### Objective
Select, from the material below, each line with "this" in it.

### Records
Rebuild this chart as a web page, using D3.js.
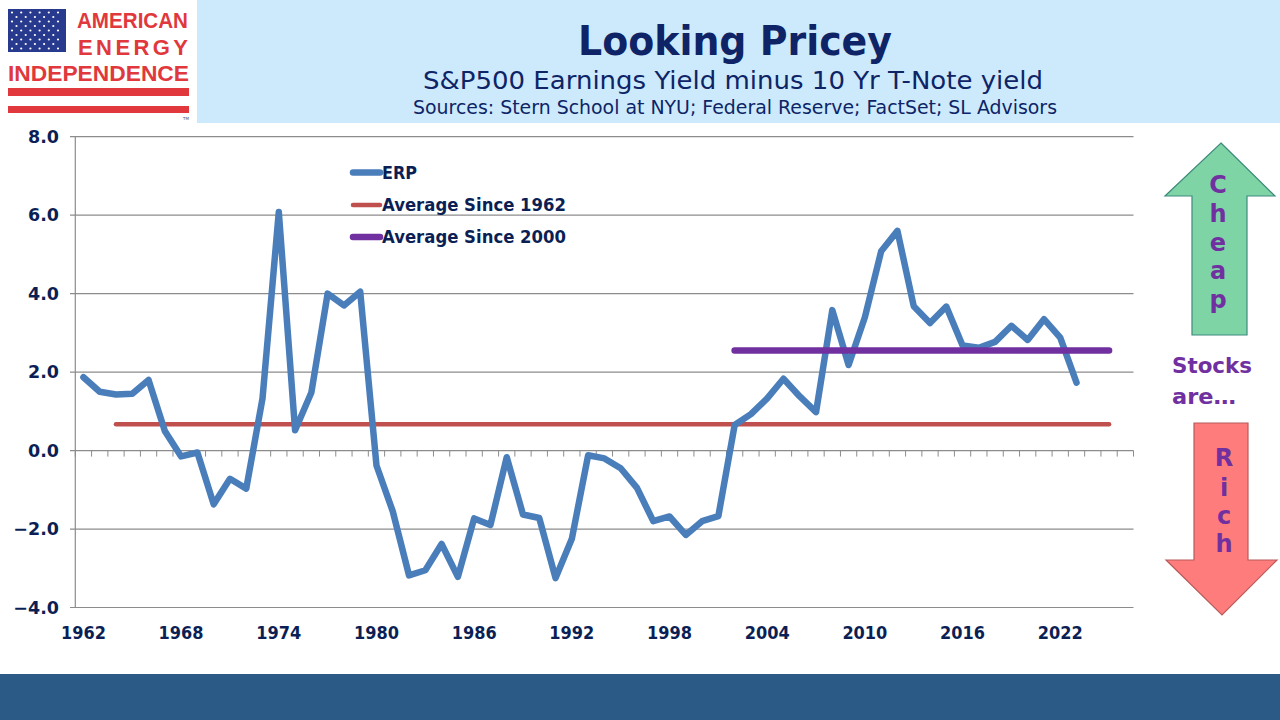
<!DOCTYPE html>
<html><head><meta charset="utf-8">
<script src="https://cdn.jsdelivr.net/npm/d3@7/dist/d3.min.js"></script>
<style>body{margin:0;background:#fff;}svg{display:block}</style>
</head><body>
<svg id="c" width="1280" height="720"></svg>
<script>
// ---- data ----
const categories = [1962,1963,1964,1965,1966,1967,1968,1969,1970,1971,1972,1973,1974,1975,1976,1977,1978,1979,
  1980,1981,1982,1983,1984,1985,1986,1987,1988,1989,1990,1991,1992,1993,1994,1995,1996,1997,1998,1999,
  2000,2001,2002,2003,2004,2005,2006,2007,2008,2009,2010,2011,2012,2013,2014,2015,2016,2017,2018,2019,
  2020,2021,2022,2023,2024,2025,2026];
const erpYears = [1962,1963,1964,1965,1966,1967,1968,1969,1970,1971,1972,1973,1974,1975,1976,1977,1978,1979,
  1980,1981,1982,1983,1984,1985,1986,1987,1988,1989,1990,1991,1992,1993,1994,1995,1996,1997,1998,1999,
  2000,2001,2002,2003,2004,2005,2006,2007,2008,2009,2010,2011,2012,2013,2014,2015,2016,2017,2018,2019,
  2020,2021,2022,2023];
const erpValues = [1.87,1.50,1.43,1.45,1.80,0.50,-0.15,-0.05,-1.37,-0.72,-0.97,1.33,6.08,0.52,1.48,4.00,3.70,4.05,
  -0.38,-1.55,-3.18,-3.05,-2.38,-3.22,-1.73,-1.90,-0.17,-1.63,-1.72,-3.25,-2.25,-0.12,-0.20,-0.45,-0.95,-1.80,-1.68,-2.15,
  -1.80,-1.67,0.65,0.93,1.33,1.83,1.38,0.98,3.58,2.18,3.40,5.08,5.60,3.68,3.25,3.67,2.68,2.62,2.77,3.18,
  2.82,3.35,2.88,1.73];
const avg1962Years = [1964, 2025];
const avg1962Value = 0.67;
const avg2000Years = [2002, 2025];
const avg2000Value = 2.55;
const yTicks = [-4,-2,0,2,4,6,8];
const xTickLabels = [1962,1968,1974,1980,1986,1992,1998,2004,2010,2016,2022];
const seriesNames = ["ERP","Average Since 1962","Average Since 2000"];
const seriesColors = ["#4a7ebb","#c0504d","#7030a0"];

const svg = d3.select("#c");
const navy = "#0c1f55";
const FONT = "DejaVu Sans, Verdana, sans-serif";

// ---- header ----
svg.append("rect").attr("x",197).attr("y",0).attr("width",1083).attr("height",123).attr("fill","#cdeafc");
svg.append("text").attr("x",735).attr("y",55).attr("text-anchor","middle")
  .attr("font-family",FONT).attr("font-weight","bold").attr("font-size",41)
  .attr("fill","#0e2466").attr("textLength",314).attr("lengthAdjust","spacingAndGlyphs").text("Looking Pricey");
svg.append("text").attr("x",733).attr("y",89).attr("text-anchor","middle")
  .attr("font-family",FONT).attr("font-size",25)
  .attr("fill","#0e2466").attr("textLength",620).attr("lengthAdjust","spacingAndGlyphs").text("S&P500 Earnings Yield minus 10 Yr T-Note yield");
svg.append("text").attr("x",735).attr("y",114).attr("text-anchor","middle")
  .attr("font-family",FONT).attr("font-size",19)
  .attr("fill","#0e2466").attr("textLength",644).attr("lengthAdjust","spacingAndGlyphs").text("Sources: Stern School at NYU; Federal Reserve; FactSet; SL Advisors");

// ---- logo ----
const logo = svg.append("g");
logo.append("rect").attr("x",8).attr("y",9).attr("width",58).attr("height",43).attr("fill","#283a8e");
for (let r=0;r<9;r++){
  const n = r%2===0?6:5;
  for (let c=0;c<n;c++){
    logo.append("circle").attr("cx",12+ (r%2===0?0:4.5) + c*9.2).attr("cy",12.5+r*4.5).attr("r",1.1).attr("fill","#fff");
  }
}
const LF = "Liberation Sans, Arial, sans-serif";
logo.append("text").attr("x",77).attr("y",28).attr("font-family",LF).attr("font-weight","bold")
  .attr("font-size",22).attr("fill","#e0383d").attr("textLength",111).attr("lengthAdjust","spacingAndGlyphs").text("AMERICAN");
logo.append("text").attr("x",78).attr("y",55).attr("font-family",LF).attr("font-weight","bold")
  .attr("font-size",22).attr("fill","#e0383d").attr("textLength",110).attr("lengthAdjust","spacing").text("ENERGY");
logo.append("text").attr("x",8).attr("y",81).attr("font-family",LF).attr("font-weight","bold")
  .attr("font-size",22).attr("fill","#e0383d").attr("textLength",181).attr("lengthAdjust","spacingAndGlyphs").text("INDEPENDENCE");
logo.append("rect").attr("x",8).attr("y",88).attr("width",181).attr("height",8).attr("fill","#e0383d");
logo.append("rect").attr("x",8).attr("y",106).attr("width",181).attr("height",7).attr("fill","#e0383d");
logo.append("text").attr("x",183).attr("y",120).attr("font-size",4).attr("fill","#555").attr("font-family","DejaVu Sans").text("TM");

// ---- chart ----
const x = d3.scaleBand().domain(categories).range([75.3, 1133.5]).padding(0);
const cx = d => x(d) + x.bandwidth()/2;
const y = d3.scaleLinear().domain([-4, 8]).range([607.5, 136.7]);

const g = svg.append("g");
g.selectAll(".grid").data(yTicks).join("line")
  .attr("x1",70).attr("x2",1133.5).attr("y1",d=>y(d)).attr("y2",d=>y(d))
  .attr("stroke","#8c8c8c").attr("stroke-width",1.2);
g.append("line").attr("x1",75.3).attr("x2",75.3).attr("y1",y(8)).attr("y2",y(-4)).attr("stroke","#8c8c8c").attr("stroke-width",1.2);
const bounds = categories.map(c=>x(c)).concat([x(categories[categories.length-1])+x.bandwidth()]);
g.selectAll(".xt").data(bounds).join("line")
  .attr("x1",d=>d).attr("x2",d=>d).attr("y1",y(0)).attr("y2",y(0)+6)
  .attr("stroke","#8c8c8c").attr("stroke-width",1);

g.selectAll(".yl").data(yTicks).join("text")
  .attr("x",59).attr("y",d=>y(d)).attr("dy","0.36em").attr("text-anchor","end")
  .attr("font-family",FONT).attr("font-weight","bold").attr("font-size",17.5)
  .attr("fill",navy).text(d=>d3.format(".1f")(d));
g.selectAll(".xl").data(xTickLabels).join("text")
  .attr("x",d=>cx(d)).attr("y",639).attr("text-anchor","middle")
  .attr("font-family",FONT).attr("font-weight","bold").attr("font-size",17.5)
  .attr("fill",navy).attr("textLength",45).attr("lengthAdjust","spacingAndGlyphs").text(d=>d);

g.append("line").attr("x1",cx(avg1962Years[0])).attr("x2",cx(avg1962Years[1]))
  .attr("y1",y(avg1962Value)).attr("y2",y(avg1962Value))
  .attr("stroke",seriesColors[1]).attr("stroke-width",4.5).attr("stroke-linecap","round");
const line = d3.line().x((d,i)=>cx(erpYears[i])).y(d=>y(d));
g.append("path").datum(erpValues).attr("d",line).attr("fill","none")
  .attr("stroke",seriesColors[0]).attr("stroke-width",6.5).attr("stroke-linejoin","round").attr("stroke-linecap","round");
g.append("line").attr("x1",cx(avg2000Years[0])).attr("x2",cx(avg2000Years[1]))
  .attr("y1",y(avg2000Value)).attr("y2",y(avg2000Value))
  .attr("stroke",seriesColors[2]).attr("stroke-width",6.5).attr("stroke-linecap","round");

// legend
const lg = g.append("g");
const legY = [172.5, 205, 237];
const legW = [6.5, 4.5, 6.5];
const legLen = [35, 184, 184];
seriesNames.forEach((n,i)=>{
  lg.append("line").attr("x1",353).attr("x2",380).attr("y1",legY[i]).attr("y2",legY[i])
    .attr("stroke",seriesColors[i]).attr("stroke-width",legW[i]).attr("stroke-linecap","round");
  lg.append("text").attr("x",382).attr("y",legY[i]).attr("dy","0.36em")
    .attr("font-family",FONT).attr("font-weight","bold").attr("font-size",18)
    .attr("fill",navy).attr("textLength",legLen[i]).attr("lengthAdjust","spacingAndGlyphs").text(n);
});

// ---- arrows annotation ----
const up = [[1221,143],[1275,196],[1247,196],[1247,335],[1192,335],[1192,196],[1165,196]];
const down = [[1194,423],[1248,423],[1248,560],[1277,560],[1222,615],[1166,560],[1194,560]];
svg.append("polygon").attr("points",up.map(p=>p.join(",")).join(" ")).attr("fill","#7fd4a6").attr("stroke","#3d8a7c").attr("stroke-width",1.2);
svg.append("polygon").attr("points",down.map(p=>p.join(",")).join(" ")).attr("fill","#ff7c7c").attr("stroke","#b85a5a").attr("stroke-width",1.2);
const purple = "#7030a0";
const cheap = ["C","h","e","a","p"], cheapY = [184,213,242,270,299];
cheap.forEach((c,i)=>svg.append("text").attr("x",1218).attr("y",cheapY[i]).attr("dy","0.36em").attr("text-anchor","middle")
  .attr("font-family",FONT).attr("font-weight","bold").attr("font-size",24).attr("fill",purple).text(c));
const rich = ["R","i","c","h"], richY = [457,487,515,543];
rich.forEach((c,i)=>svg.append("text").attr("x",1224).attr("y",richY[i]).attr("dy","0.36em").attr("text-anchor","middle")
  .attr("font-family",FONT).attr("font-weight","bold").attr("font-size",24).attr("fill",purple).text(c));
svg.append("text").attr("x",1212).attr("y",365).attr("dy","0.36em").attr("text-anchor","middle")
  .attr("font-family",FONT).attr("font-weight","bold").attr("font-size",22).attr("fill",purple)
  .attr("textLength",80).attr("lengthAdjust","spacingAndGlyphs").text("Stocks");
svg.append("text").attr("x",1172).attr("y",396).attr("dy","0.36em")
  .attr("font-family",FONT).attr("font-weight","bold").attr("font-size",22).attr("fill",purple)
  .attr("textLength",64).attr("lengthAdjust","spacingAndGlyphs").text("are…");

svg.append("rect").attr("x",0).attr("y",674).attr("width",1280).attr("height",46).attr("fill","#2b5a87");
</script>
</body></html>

==

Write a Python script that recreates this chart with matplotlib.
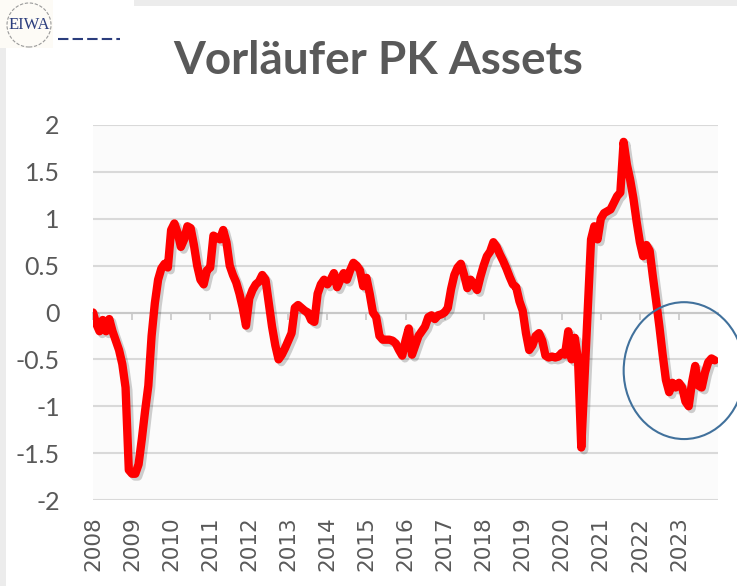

### Solved problem
Rebuild this chart as a web page, using D3.js.
Write a Python script that recreates this chart with matplotlib.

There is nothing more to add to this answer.